Written task: For this exercise, repeat all of the material verbatim apart from its images.

The records:
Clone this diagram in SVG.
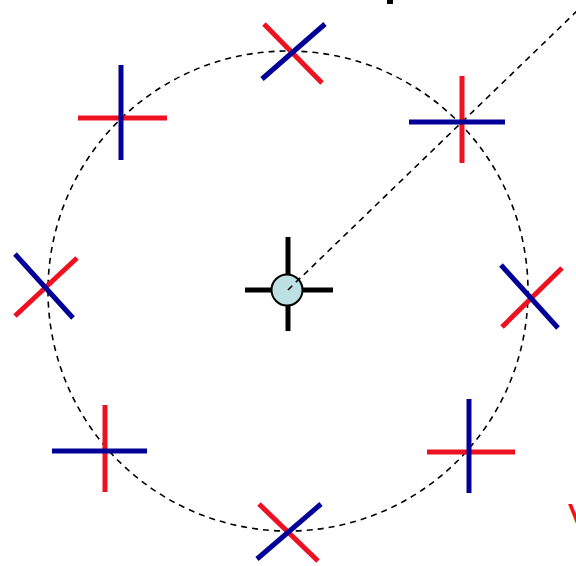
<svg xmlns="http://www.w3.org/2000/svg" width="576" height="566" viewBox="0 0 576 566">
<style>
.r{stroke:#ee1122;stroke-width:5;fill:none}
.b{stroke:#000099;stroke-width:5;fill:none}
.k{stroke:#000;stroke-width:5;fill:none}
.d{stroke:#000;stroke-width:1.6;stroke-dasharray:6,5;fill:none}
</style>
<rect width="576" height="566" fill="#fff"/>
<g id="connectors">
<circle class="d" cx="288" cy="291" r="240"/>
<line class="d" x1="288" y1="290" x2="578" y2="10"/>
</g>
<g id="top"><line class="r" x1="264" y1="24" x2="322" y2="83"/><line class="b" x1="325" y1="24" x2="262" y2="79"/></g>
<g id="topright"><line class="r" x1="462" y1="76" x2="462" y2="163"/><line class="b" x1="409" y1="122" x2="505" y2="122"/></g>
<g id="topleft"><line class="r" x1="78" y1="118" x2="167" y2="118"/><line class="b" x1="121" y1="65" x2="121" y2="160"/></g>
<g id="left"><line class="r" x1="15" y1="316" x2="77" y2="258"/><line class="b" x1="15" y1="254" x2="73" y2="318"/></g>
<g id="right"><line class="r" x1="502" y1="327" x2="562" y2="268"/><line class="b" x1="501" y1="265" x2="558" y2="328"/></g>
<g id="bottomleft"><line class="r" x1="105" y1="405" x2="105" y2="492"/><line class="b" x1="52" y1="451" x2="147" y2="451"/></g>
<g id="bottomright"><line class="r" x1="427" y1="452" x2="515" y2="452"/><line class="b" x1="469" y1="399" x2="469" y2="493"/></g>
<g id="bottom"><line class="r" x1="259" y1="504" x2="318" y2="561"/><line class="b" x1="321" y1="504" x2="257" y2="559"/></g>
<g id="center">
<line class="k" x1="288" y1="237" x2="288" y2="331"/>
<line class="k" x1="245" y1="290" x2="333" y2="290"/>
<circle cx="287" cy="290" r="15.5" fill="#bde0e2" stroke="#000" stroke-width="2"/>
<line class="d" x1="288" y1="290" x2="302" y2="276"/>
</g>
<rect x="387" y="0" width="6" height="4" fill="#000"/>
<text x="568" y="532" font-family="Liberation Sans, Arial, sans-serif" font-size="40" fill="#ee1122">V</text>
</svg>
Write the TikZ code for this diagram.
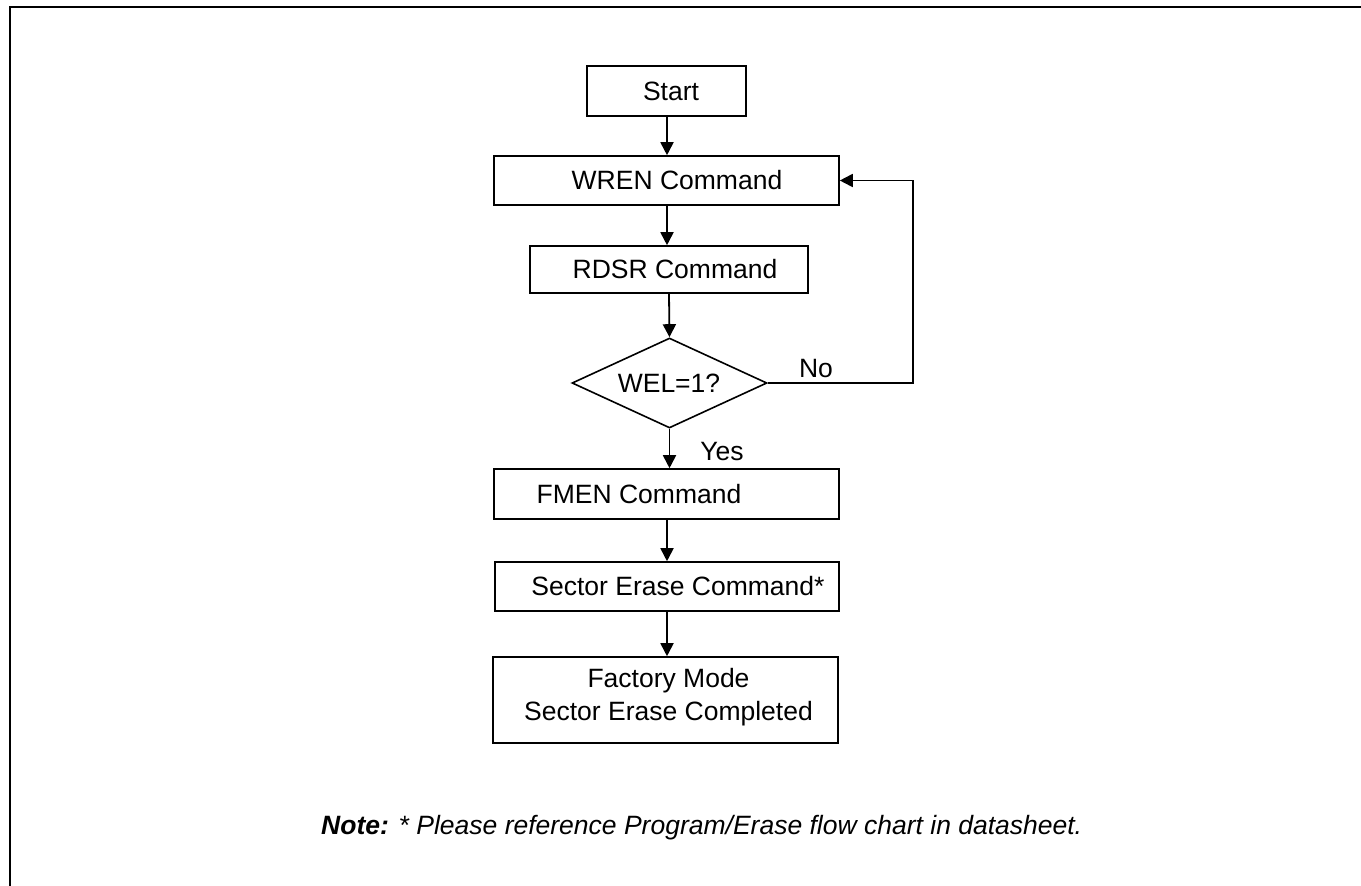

Answer to the problem:
Clone this diagram in SVG.
<svg xmlns="http://www.w3.org/2000/svg" width="576" height="566" viewBox="0 0 576 566">
<style>
.r{stroke:#ee1122;stroke-width:5;fill:none}
.b{stroke:#000099;stroke-width:5;fill:none}
.k{stroke:#000;stroke-width:5;fill:none}
.d{stroke:#000;stroke-width:1.6;stroke-dasharray:6,5;fill:none}
</style>
<rect width="576" height="566" fill="#fff"/>
<g id="connectors">
<circle class="d" cx="288" cy="291" r="240"/>
<line class="d" x1="288" y1="290" x2="578" y2="10"/>
</g>
<g id="top"><line class="r" x1="264" y1="24" x2="322" y2="83"/><line class="b" x1="325" y1="24" x2="262" y2="79"/></g>
<g id="topright"><line class="r" x1="462" y1="76" x2="462" y2="163"/><line class="b" x1="409" y1="122" x2="505" y2="122"/></g>
<g id="topleft"><line class="r" x1="78" y1="118" x2="167" y2="118"/><line class="b" x1="121" y1="65" x2="121" y2="160"/></g>
<g id="left"><line class="r" x1="15" y1="316" x2="77" y2="258"/><line class="b" x1="15" y1="254" x2="73" y2="318"/></g>
<g id="right"><line class="r" x1="502" y1="327" x2="562" y2="268"/><line class="b" x1="501" y1="265" x2="558" y2="328"/></g>
<g id="bottomleft"><line class="r" x1="105" y1="405" x2="105" y2="492"/><line class="b" x1="52" y1="451" x2="147" y2="451"/></g>
<g id="bottomright"><line class="r" x1="427" y1="452" x2="515" y2="452"/><line class="b" x1="469" y1="399" x2="469" y2="493"/></g>
<g id="bottom"><line class="r" x1="259" y1="504" x2="318" y2="561"/><line class="b" x1="321" y1="504" x2="257" y2="559"/></g>
<g id="center">
<line class="k" x1="288" y1="237" x2="288" y2="331"/>
<line class="k" x1="245" y1="290" x2="333" y2="290"/>
<circle cx="287" cy="290" r="15.5" fill="#bde0e2" stroke="#000" stroke-width="2"/>
<line class="d" x1="288" y1="290" x2="302" y2="276"/>
</g>
<rect x="387" y="0" width="6" height="4" fill="#000"/>
<text x="568" y="532" font-family="Liberation Sans, Arial, sans-serif" font-size="40" fill="#ee1122">V</text>
</svg>
Write the TikZ code for this diagram.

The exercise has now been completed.